NICOLA ZUCCARO - Roma, giovedì 16 marzo 1978. Nel giorno in cui doveva essere chiesta la fiducia per il Governo di Solidarietà nazionale (composto da un monocolore Dc e con l'appoggio esterno del PCI), alle 9.02 in via Fani si scatena l'inferno. Un commando delle Brigate Rosse apre il fuoco sui 5 agenti che proteggevano quotidianamente Aldo Moro. Nell'intera scorta, per la quale non ci fu via di scampo, cadde anche il vice brigadiere di Pubblica sicurezza Francesco Zizzi, originario di Fasano.
Da quel feroce piombo fu temporaneamente risparmiato lo statista pugliese ed il Presidente della Democrazia Cristiana, ma iniziarono i 55 giorni più drammatici della Repubblica. Ricerche e trattative, alternate dai comunicati dei brigatisti e dai falsi allarmi sul ritrovamento del luogo della prigionia e poi del corpo dello stesso Moro, presso il Lago della Duchessa, angosciarono l'Italia intera.
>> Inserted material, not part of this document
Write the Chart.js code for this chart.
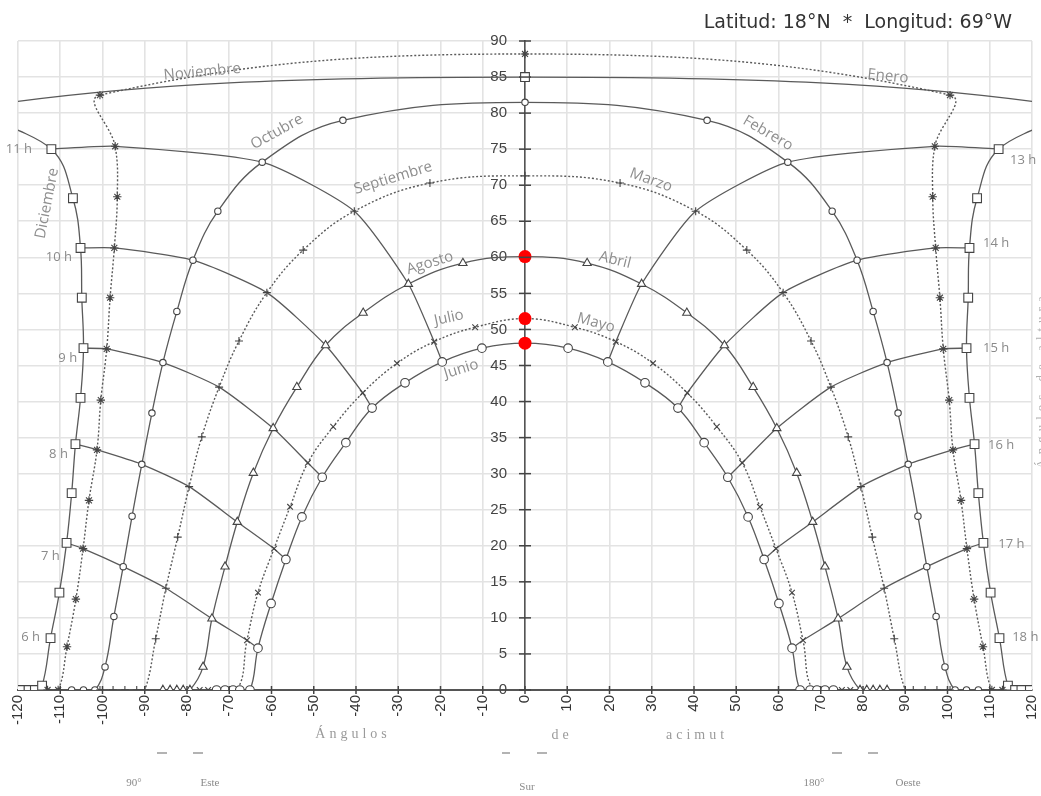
<!DOCTYPE html>
<html><head><meta charset="utf-8">
<script src="https://cdn.jsdelivr.net/npm/chart.js@4.4.1/dist/chart.umd.min.js"></script>
<style>html,body{margin:0;padding:0;background:#fff;}canvas{display:block;}</style>
</head><body>
<canvas id="c" width="1041" height="796"></canvas>
<script>
// ---------- tick labels ----------
const xTickValues = [-120,-110,-100,-90,-80,-70,-60,-50,-40,-30,-20,-10,0,10,20,30,40,50,60,70,80,90,100,110,120];
const yTickValues = [0,5,10,15,20,25,30,35,40,45,50,55,60,65,70,75,80,85,90];

// ---------- month curves (azimuth, altitude) ----------
const junioAz  = [-73,-71,-69.1,-67.5,-65.1,-63.2,-60.1,-56.6,-52.8,-48.0,-42.4,-36.2,-28.4,-19.6,-10.2,0,10.2,19.6,28.4,36.2,42.4,48.0,52.8,56.6,60.1,63.2,65.1,67.5,69.1,71,73];
const junioAlt = [0,0,0,0,0,5.8,12.0,18.1,24.0,29.5,34.3,39.1,42.6,45.5,47.4,48.1,47.4,45.5,42.6,39.1,34.3,29.5,24.0,18.1,12.0,5.8,0,0,0,0,0];

const julioMayoAz  = [-77,-75,-68.3,-65.8,-63.2,-59.4,-55.6,-51.4,-45.4,-38.4,-30.3,-21.5,-11.8,0,11.8,21.5,30.3,38.4,45.4,51.4,55.6,59.4,63.2,65.8,68.3,75,77];
const julioMayoAlt = [0,0,0,6.9,13.5,19.6,25.4,31.5,36.5,41.2,45.3,48.3,50.3,51.5,50.3,48.3,45.3,41.2,36.5,31.5,25.4,19.6,13.5,6.9,0,0,0];

const agostoAbrilAz  = [-85.7,-84,-82.4,-80.9,-79.3,-76.2,-74.1,-71,-68.1,-64.3,-59.6,-54,-47.2,-38.3,-27.6,-14.7,0,14.7,27.6,38.3,47.2,54,59.6,64.3,68.1,71,74.1,76.2,79.3,80.9,82.4,84,85.7];
const agostoAbrilAlt = [0,0,0,0,0,3.2,9.9,17.1,23.3,30.1,36.3,42,47.8,52.3,56.3,59.2,60.1,59.2,56.3,52.3,47.8,42,36.3,30.1,23.3,17.1,9.9,3.2,0,0,0,0,0];

const sepMarAz  = [-100.6,-97.5,-94.7,-91.9,-90,-87.4,-85,-82.2,-79.5,-76.5,-72.4,-67.7,-61.1,-52.5,-40.4,-22.5,0,22.5,40.4,52.5,61.1,67.7,72.4,76.5,79.5,82.2,85,87.4,90,91.9,94.7,97.5,100.6];
const sepMarAlt = [0,0,0,0,0,7.1,14.1,21.2,28.2,35.1,42,48.4,55.1,61,66.4,70.3,71.3,70.3,66.4,61,55.1,48.4,42,35.1,28.2,21.2,14.1,7.1,0,0,0,0,0];

const octFebAz  = [-107.3,-104.5,-101.8,-99.4,-97.3,-95.1,-93,-90.7,-88.3,-85.7,-82.4,-78.6,-72.7,-62.2,-43.1,0,43.1,62.2,72.7,78.6,82.4,85.7,88.3,90.7,93,95.1,97.3,99.4,101.8,104.5,107.3];
const octFebAlt = [0,0,0,3.2,10.2,17.1,24.1,31.3,38.4,45.4,52.5,59.6,66.4,73.2,79,81.5,79,73.2,66.4,59.6,52.5,45.4,38.4,31.3,24.1,17.1,10.2,3.2,0,0,0];

const novEneAz  = [-113,-110.5,-108.4,-106.3,-104.6,-103.2,-101.3,-100.4,-99,-98.2,-97.2,-96.5,-97,-100.6,0,100.6,97,96.5,97.2,98.2,99,100.4,101.3,103.2,104.6,106.3,108.4,110.5,113];
const novEneAlt = [0,0,6,12.6,19.6,26.3,33.3,40.2,47.3,54.4,61.3,68.4,75.4,82.5,88.2,82.5,75.4,68.4,61.3,54.4,47.3,40.2,33.3,26.3,19.6,12.6,6,0,0];

const dicAz  = [-119.5,-117.5,-116,-114.3,-112.3,-110.2,-108.5,-107.3,-106.4,-105.2,-104.5,-104.9,-105.2,-107,-112.1,-130,0,130,112.1,107,105.2,104.9,104.5,105.2,106.4,107.3,108.5,110.2,112.3,114.3,116,117.5,119.5];
const dicAlt = [0,0,0,0.6,7.2,13.5,20.4,27.3,34.1,40.5,47.4,54.4,61.3,68.2,75,80.8,85,80.8,75,68.2,61.3,54.4,47.4,40.5,34.1,27.3,20.4,13.5,7.2,0.6,0,0,0];

// ---------- hour lines ----------
const h7Az  = [-108.5,-104.6,-95.1,-85,-74.1,-65.8,-63.2];  const h7Alt  = [20.4,19.6,17.1,14.1,9.9,6.9,5.8];
const h8Az  = [-106.4,-101.3,-90.7,-79.5,-68.1,-59.4,-56.6]; const h8Alt  = [34.1,33.3,31.3,28.2,23.3,19.6,18.1];
const h9Az  = [-104.5,-99,-85.7,-72.4,-59.6,-51.4,-48.0];    const h9Alt  = [47.4,47.3,45.4,42,36.3,31.5,29.5];
const h10Az = [-105.2,-97.2,-78.6,-61.1,-47.2,-38.4,-36.2];  const h10Alt = [61.3,61.3,59.6,55.1,47.8,41.2,39.1];
const h11Az = [-112.1,-97,-62.2,-40.4,-27.6,-21.5,-19.6];    const h11Alt = [75,75.4,73.2,66.4,56.3,48.3,45.5];
const h13Az = [112.1,97,62.2,40.4,27.6,21.5,19.6];           const h13Alt = [75,75.4,73.2,66.4,56.3,48.3,45.5];
const h14Az = [105.2,97.2,78.6,61.1,47.2,38.4,36.2];         const h14Alt = [61.3,61.3,59.6,55.1,47.8,41.2,39.1];
const h15Az = [104.5,99,85.7,72.4,59.6,51.4,48.0];           const h15Alt = [47.4,47.3,45.4,42,36.3,31.5,29.5];
const h16Az = [106.4,101.3,90.7,79.5,68.1,59.4,56.6];        const h16Alt = [34.1,33.3,31.3,28.2,23.3,19.6,18.1];
const h17Az = [108.5,104.6,95.1,85,74.1,65.8,63.2];          const h17Alt = [20.4,19.6,17.1,14.1,9.9,6.9,5.8];

// ---------- highlighted noon points ----------
const redAz  = [0,0,0];
const redAlt = [60.1,51.5,48.1];

// ---------- labels ----------
const monthNames = ['Noviembre','Enero','Octubre','Febrero','Diciembre','Septiembre','Marzo','Agosto','Abril','Julio','Mayo','Junio'];
const monthLabelAz  = [-76.4,85.9,-58.7,57.5,-113.1,-31.2,29.8,-22.5,21.3,-18,16.8,-15.1];
const monthLabelAlt = [85.7,85.1,77.4,77.2,67.5,71.0,70.7,59.2,59.6,51.6,50.9,44.5];
const monthLabelRot = [-5,6,-29,30,-79,-17,20,-17,14,-12,15,-17];

const hourLeftNames = ['11 h','10 h','9 h','8 h','7 h','6 h'];
const hourLeftAz  = [-116.7,-107.2,-106.0,-108.2,-110.1,-114.8];
const hourLeftAlt = [75.0,60.0,46.0,32.7,18.6,7.3];
const hourRightNames = ['13 h','14 h','15 h','16 h','17 h','18 h'];
const hourRightAz  = [114.8,108.4,108.4,109.6,112.0,115.3];
const hourRightAlt = [73.5,62.0,47.4,34.0,20.2,7.3];

const titleText = 'Latitud: 18°N  *  Longitud: 69°W';

// ---------- helpers ----------
const pts = (a, b) => a.map((v, i) => ({x: v, y: b[i]}));
const LINE = '#5a5a5a';
function monthSet(az, alt, style, radius, dashed) {
  return {
    data: pts(az, alt), showLine: true, tension: 0.4,
    borderColor: LINE, borderWidth: dashed ? 1.4 : 1.3, borderDash: dashed ? [2,2] : [],
    pointStyle: style, pointRadius: radius, pointBorderColor: '#444', pointBorderWidth: 1.1,
    pointBackgroundColor: '#fff', order: 1
  };
}
function hourSet(az, alt) {
  return { data: pts(az, alt), showLine: true, tension: 0.2, borderColor: LINE, borderWidth: 1.3,
           pointRadius: 0, order: 2 };
}

const datasets = [
  { data: pts(redAz, redAlt), pointStyle: 'circle', pointRadius: 6.5, pointBackgroundColor: '#ff0000',
    pointBorderColor: '#ff0000', pointBorderWidth: 0, showLine: false, order: 0 },
  monthSet(junioAz, junioAlt, 'circle', 4.3, false),
  monthSet(julioMayoAz, julioMayoAlt, 'crossRot', 4, true),
  monthSet(agostoAbrilAz, agostoAbrilAlt, 'triangle', 4.8, false),
  monthSet(sepMarAz, sepMarAlt, 'cross', 4, true),
  monthSet(octFebAz, octFebAlt, 'circle', 3.2, false),
  monthSet(novEneAz, novEneAlt, 'star', 4.2, true),
  monthSet(dicAz, dicAlt, 'rect', 6.2, false),
  hourSet(h7Az, h7Alt), hourSet(h8Az, h8Alt), hourSet(h9Az, h9Alt), hourSet(h10Az, h10Alt), hourSet(h11Az, h11Alt),
  hourSet(h13Az, h13Alt), hourSet(h14Az, h14Alt), hourSet(h15Az, h15Alt), hourSet(h16Az, h16Alt), hourSet(h17Az, h17Alt)
];

const decor = {
  id: 'decor',
  afterDatasetsDraw(chart) {
    const {ctx, scales: {x, y}} = chart;
    ctx.save();
    // axis tick marks crossing the axes
    ctx.strokeStyle = '#444'; ctx.lineWidth = 1.5;
    const y0 = y.getPixelForValue(0), x0 = x.getPixelForValue(0);
    xTickValues.forEach(v => { const px = x.getPixelForValue(v);
      if (v === -120 || v === 120) return;
      ctx.beginPath(); ctx.moveTo(px, y0 - 4); ctx.lineTo(px, y0 + 4); ctx.stroke(); });
    yTickValues.forEach(v => { const py = y.getPixelForValue(v);
      ctx.beginPath(); ctx.moveTo(x0 - 6, py); ctx.lineTo(x0 + 6, py); ctx.stroke(); });

    // month labels
    ctx.fillStyle = '#8e8e8e';
    ctx.font = '15px "Open Sans"';
    ctx.textAlign = 'center'; ctx.textBaseline = 'middle';
    monthNames.forEach((t, i) => {
      ctx.save();
      ctx.translate(x.getPixelForValue(monthLabelAz[i]), y.getPixelForValue(monthLabelAlt[i]));
      ctx.rotate(monthLabelRot[i] * Math.PI / 180);
      ctx.fillText(t, 0, 0);
      ctx.restore();
    });
    // hour labels
    ctx.font = '13px "Open Sans"';
    ctx.fillStyle = '#8a8a8a';
    ctx.textAlign = 'right';
    hourLeftNames.forEach((t, i) => ctx.fillText(t, x.getPixelForValue(hourLeftAz[i]), y.getPixelForValue(hourLeftAlt[i])));
    ctx.textAlign = 'left';
    hourRightNames.forEach((t, i) => ctx.fillText(t, x.getPixelForValue(hourRightAz[i]), y.getPixelForValue(hourRightAlt[i])));
    ctx.restore();
  },
  afterDraw(chart) {
    const {ctx} = chart;
    ctx.save();
    // title at top right
    ctx.fillStyle = '#333';
    ctx.font = '19px "DejaVu Sans"';
    ctx.textAlign = 'right'; ctx.textBaseline = 'alphabetic';
    ctx.fillText(titleText, 1012, 28);

    // axis title (spaced)
    ctx.fillStyle = '#9a9a9a';
    ctx.font = '14px "Liberation Serif"';
    ctx.textAlign = 'center'; ctx.textBaseline = 'middle';
    try { ctx.letterSpacing = '4px'; } catch (e) {}
    ctx.fillText('Ángulos', 353, 734);
    ctx.fillText('de', 562, 735);
    ctx.fillText('acimut', 697, 735);
    // right side vertical title (partly out of view)
    ctx.save();
    ctx.translate(1042, 380); ctx.rotate(-Math.PI / 2);
    ctx.fillStyle = '#b0b0b0';
    ctx.font = '13px "Liberation Serif"';
    try { ctx.letterSpacing = '5px'; } catch (e) {}
    ctx.fillText('Ángulos de altura', 0, 0);
    ctx.restore();
    try { ctx.letterSpacing = '0px'; } catch (e) {}

    // small dashes
    ctx.strokeStyle = '#9a9a9a'; ctx.lineWidth = 1.5;
    [[157,167],[193,203],[502,510],[537,547],[832,842],[868,878]].forEach(([a,b]) => {
      ctx.beginPath(); ctx.moveTo(a, 753); ctx.lineTo(b, 753); ctx.stroke(); });
    // direction labels
    ctx.fillStyle = '#8a8a8a';
    ctx.font = '11px "Liberation Serif"';
    ctx.fillText('90°', 134, 783);
    ctx.fillText('Este', 210, 783);
    ctx.fillText('Sur', 527, 787);
    ctx.fillText('180°', 814, 783);
    ctx.fillText('Oeste', 908, 783);
    ctx.restore();
  }
};

new Chart(document.getElementById('c'), {
  type: 'scatter',
  data: { datasets },
  options: {
    responsive: false, animation: false, devicePixelRatio: 1,
    layout: { padding: { left: 18, right: 9, top: 41, bottom: 66 } },
    plugins: { legend: { display: false }, tooltip: { enabled: false } },
    elements: { line: { capBezierPoints: false } },
    scales: {
      x: {
        type: 'linear', min: -120, max: 120, position: 'bottom',
        afterFit: s => { s.paddingLeft = 0; s.paddingRight = 0; },
        afterBuildTicks: s => { s.ticks = xTickValues.map(v => ({ value: v })); },
        grid: { color: '#e3e3e3', lineWidth: 1.6, drawTicks: false },
        border: { display: true, color: '#555', width: 2 },
        ticks: { minRotation: 90, maxRotation: 90, autoSkip: false, padding: 5, color: '#333',
                 font: { family: '"Liberation Sans", Arial', size: 15 }, callback: v => String(v) }
      },
      y: {
        type: 'linear', min: 0, max: 90, position: 'center',
        afterFit: s => { s.width = 0; s.paddingTop = 0; s.paddingBottom = 0; },
        afterBuildTicks: s => { s.ticks = yTickValues.map(v => ({ value: v })); },
        grid: { color: '#e3e3e3', lineWidth: 1.6, drawTicks: false },
        border: { display: true, color: '#555', width: 1.6 },
        ticks: { padding: 18, color: '#444', autoSkip: false,
                 font: { family: '"Liberation Sans", Arial', size: 15 }, callback: v => String(v) }
      }
    }
  },
  plugins: [decor]
});
</script>
</body></html>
Uno stato d'animo collettivo che cessò, con il rinvenimento del cadavere di Aldo Moro, nel bagagliaio di una Renault 4 rossa in via Caetani a Roma, il 9 maggio 1978. Da quest'ultima data, iniziò quello che ha tutti i titoli per poter essere definito l'interminabile Mistero d'Italia, a causa dei numerosi dettagli e retroscena (alcuni dei quali ritenuti raccapriccianti) emersi dai lavori della Commissione parlamentare d'inchiesta sul rapimento e sull'uccisione di Aldo Moro, istituita il 30 maggio 2014.